Parler de gouvernance, c’est déjà et surtout parler d’autonomie. Cela revient à assumer le pilotage pédagogique de son établissement davantage que sa simple administration.
Développer l’autonomie des équipes pédagogiques renforce les initiatives dans le cadre du projet d’établissement. Je pars des projets des équipes en leur disant : pensez vos projets, des moyens sont là qui pourront leur donner corps. Au-delà des performances des élèves, les effets sur le climat scolaire sont très importants.
Les établissements qui sont dans des démarches de projet se portent mieux que les autres. Mais il faut aussi surmonter certaines difficultés : le manque de confiance en soi, sortir du cadre rassurant de l’obligatoire, le peu de temps alloué à la concertation. La stabilité des équipes est également une préoccupation.

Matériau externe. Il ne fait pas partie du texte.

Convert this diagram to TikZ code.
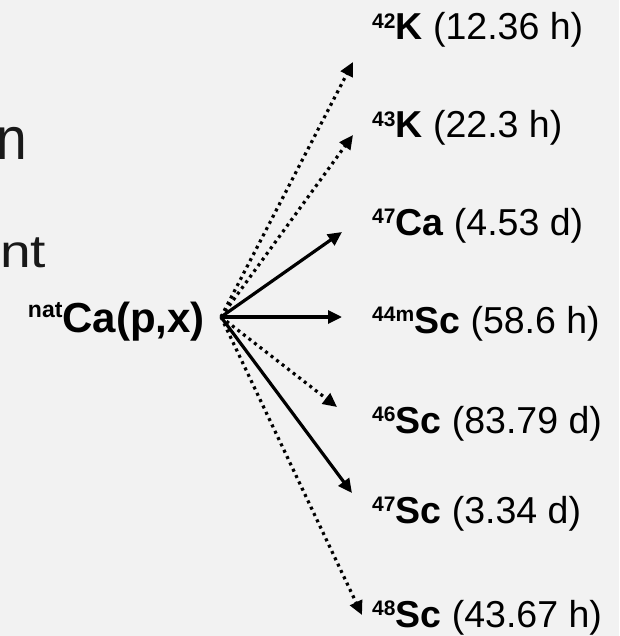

Enfin, l’institution doit faire évoluer le dialogue de gestion afin qu’il puisse à son tour faire évoluer la dotation horaire en fonction des projets identifiés pour les besoins des élèves.
Avis du Sgen-CFDT
Pour le Sgen-CFDT, l’établissement du second degré est au cœur d’une contradiction majeure : l’extraordinaire responsabilité qu’on lui attribue dans la réussite des élèves en regard de l’autonomie très faible qui lui est accordée. Il lui reste pourtant une autonomie pédagogique, qu’il peut saisir en élargissant les marges de manœuvre des équipes et en redynamisant la démocratie locale, pour passer d’une liberté individuelle des acteurs à une responsabilité collective au niveau de l’établissement.